» Entries provided

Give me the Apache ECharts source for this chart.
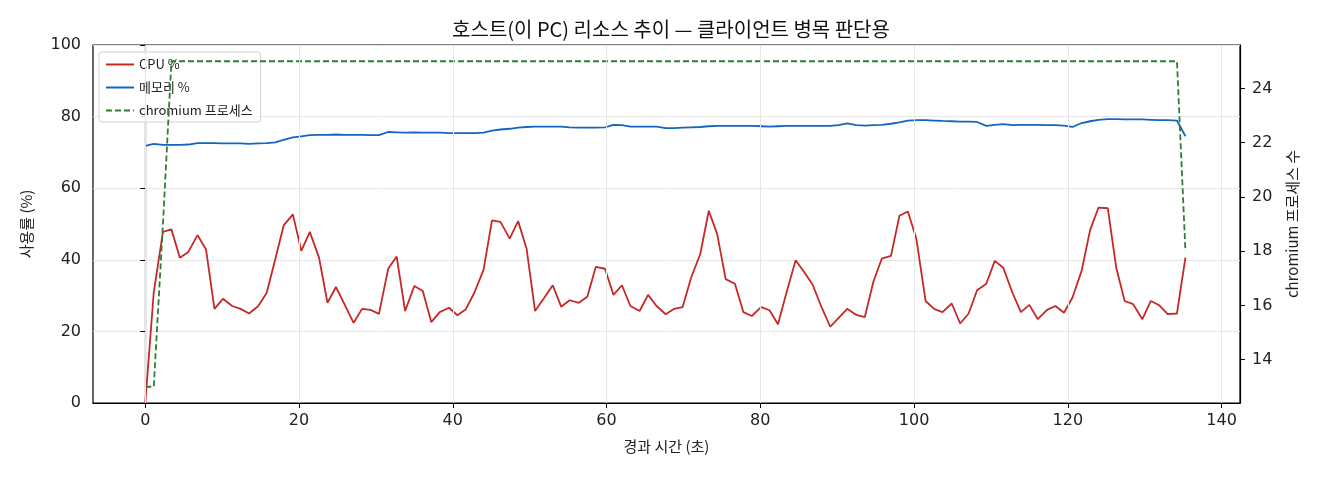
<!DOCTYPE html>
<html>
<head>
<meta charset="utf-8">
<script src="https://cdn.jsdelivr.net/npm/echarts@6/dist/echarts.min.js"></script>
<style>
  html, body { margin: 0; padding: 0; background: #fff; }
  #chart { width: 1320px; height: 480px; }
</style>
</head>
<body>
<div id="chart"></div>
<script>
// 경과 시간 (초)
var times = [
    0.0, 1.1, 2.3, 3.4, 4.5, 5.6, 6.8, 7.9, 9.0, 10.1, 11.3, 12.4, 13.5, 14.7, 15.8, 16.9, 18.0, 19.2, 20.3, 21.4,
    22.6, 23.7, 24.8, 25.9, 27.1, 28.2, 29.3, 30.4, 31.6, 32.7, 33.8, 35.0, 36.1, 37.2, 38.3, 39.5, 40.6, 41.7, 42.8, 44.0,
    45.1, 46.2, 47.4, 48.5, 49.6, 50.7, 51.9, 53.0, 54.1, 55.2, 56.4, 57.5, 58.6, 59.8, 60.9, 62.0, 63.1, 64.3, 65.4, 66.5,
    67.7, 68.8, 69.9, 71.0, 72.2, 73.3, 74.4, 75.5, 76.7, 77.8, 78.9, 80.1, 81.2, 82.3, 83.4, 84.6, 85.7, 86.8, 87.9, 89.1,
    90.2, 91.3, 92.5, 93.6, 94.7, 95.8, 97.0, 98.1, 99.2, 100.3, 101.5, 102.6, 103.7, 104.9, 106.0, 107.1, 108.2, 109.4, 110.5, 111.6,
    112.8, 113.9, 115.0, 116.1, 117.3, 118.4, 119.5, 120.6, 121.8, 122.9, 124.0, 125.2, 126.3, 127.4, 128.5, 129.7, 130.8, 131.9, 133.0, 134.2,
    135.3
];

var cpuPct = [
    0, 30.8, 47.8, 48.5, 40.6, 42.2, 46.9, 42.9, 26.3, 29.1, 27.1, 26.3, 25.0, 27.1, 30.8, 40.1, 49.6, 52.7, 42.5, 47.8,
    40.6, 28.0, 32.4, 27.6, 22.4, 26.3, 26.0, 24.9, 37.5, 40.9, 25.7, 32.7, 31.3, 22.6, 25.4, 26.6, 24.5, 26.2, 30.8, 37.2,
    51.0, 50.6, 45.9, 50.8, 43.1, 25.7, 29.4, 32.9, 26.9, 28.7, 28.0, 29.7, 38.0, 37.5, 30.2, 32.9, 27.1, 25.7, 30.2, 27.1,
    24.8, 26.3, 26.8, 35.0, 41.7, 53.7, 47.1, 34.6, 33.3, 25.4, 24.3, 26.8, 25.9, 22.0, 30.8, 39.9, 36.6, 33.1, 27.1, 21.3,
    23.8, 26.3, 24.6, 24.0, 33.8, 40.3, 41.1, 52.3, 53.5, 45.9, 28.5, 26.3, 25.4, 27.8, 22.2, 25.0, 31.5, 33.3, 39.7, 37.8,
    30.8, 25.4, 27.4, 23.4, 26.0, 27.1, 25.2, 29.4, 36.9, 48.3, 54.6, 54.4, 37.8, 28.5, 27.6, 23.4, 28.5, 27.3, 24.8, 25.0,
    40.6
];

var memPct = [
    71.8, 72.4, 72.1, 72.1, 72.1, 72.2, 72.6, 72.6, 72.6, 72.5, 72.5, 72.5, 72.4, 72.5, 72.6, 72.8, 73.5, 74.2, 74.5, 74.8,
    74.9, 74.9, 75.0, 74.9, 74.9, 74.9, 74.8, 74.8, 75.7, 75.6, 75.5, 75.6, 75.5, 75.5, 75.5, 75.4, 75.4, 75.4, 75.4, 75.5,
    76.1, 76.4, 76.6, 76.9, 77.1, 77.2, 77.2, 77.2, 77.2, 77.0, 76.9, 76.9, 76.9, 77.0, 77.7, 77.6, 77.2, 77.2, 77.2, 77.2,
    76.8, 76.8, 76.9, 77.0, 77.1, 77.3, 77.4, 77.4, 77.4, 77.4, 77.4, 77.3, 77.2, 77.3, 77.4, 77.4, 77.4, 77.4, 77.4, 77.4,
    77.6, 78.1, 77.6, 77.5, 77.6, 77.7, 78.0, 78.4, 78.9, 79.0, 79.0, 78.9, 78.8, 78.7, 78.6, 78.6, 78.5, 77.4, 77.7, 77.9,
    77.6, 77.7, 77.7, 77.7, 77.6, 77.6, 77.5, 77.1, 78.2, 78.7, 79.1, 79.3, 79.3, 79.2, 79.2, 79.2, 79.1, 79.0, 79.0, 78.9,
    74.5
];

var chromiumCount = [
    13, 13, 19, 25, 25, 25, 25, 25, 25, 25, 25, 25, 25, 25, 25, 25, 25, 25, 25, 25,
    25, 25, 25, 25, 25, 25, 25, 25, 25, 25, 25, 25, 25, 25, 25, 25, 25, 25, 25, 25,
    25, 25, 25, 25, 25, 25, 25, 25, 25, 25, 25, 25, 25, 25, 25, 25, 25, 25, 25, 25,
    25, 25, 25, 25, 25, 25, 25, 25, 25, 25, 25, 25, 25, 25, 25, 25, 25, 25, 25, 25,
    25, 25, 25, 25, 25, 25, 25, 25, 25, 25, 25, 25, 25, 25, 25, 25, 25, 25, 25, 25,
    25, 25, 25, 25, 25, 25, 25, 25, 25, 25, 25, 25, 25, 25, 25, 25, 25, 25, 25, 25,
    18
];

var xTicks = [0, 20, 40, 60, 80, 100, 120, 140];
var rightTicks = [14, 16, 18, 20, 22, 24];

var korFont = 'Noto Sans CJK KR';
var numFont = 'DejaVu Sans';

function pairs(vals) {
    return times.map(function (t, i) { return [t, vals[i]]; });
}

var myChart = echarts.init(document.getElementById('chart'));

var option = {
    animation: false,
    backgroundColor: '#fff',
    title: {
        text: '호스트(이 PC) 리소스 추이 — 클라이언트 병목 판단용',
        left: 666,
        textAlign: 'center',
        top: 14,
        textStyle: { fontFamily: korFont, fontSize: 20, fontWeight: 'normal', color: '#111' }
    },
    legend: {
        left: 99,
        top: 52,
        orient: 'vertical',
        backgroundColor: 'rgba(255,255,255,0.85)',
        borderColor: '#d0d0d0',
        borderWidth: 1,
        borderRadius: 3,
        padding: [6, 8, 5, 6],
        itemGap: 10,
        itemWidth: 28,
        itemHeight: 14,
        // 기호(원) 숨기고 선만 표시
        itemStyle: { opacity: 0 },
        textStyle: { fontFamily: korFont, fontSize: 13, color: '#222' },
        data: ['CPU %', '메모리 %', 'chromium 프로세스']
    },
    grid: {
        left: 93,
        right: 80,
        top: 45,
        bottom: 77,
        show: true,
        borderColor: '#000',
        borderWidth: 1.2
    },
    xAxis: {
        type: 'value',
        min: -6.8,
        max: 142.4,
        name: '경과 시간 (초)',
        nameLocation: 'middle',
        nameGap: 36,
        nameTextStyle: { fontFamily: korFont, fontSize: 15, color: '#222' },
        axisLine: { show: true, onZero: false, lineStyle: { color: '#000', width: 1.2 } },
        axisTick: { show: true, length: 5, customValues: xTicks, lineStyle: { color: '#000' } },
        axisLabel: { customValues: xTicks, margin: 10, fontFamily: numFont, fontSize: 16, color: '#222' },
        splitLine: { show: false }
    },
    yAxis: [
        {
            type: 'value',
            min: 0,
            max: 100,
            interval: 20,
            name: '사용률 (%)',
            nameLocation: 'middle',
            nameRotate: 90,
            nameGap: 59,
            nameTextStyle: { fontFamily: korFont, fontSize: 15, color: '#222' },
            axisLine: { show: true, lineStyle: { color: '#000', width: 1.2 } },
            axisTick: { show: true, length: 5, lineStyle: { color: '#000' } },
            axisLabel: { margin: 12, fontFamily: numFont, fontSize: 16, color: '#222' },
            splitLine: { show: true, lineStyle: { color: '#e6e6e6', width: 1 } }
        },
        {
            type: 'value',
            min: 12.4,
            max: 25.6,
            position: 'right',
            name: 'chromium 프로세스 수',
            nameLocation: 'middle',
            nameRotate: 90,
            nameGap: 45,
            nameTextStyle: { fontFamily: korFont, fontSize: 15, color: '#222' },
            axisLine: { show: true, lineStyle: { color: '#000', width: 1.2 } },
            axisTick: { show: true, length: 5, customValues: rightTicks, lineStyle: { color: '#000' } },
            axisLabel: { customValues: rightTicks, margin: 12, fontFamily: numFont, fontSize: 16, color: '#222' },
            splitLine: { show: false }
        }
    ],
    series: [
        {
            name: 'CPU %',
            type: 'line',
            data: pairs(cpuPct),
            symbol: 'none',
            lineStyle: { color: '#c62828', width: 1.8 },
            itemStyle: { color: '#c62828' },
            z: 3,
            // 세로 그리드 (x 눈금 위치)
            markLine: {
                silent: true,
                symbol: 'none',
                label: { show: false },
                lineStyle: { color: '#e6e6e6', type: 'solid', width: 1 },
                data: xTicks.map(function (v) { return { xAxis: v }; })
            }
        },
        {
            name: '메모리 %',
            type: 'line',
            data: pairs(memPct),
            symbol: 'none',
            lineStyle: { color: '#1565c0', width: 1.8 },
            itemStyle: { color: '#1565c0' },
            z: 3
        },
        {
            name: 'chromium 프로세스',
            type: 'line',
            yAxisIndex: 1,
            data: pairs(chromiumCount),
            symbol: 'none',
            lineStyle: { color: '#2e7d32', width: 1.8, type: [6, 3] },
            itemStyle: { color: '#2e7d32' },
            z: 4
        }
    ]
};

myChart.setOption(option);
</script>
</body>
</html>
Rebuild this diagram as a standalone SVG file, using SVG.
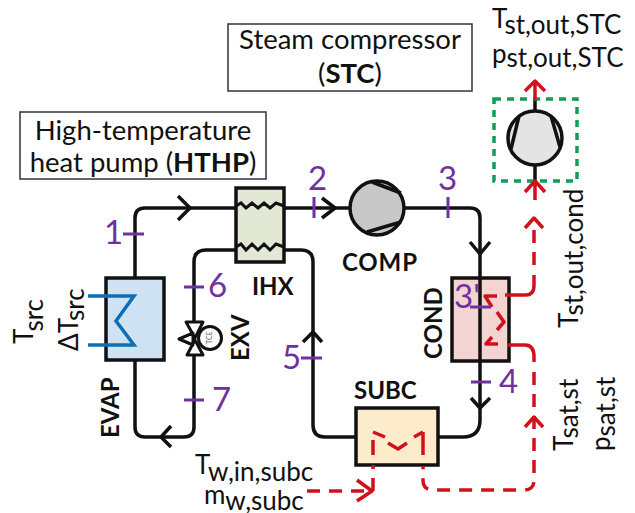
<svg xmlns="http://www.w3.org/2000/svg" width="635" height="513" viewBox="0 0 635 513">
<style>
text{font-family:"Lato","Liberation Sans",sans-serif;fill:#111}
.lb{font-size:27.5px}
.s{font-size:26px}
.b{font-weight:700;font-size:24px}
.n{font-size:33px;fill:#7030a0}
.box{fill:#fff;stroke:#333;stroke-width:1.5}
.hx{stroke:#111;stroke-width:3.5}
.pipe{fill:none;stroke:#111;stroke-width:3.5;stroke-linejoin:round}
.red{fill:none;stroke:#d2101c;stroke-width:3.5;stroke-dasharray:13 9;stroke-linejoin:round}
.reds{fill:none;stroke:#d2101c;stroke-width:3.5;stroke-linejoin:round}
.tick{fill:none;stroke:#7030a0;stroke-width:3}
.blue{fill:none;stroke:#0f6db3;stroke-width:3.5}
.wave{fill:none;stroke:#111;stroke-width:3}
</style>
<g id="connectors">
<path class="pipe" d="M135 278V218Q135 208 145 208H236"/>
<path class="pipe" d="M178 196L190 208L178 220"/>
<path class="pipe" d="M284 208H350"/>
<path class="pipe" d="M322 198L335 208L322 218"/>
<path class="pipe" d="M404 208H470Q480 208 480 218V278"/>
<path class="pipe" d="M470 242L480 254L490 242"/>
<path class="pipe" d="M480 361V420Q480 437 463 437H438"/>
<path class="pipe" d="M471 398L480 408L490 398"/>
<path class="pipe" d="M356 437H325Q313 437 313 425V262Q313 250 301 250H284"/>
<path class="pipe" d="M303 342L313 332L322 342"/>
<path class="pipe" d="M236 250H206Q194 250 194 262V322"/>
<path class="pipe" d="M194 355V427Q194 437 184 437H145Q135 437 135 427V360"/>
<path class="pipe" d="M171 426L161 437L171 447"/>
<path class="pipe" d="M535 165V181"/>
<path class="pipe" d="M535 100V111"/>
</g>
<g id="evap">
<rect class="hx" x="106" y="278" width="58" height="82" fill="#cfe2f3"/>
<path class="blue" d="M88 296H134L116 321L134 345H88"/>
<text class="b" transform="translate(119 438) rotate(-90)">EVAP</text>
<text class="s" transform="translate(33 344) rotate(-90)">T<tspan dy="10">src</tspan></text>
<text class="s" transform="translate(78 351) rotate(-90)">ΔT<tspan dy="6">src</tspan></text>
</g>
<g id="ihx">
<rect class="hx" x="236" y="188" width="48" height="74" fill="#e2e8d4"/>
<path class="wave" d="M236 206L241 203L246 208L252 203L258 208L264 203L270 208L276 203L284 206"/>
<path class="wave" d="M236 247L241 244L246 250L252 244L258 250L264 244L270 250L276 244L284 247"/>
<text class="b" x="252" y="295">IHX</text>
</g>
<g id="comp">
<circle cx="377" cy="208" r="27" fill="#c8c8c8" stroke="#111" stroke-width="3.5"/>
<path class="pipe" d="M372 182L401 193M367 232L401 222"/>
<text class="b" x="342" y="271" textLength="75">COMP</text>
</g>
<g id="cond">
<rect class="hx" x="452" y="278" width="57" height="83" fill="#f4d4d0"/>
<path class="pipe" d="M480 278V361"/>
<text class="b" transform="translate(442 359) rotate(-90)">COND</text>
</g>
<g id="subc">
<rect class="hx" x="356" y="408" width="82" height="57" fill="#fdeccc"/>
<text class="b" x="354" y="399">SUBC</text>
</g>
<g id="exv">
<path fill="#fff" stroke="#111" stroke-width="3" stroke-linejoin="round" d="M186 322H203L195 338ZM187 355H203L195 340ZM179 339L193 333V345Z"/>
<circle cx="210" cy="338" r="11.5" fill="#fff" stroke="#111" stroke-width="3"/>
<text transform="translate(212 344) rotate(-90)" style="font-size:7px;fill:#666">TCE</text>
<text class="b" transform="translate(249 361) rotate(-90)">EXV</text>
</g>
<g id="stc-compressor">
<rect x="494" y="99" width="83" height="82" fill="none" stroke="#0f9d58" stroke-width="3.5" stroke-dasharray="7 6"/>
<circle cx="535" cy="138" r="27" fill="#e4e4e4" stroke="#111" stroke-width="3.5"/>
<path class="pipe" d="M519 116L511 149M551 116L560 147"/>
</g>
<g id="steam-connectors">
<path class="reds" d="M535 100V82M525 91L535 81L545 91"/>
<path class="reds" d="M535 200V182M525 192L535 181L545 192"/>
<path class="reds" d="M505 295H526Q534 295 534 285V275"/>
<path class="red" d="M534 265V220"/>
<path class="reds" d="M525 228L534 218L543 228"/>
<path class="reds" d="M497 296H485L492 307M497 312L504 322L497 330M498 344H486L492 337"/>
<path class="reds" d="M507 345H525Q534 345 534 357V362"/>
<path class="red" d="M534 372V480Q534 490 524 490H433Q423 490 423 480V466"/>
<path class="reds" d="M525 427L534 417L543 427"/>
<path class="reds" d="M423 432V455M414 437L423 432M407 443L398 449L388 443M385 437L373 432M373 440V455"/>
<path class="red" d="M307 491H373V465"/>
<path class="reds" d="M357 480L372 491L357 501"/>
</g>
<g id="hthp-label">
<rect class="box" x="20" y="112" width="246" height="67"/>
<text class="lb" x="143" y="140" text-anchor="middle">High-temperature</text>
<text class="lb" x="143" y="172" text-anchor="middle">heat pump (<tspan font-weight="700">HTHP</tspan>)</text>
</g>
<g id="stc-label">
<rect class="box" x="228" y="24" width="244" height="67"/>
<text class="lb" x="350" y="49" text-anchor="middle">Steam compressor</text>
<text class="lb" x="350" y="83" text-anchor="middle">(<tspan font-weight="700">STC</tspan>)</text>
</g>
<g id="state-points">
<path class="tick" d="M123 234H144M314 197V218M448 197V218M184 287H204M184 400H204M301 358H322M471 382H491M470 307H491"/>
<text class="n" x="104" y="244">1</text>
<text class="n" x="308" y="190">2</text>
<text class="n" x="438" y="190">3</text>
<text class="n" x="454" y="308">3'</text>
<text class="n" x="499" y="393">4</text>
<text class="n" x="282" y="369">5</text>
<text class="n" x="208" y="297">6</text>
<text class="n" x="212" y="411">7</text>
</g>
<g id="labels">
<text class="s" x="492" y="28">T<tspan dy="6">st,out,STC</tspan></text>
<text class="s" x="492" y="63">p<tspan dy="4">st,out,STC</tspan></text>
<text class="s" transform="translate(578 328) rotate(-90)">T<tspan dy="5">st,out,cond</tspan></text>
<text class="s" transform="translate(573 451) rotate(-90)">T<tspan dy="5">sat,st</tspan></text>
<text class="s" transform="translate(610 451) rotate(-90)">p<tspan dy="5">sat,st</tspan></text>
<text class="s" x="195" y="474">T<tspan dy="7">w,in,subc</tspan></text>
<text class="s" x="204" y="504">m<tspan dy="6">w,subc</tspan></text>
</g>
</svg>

» Exercise task
Among the lines above, how many contain the string "this"? State the number alone.

» The answer
2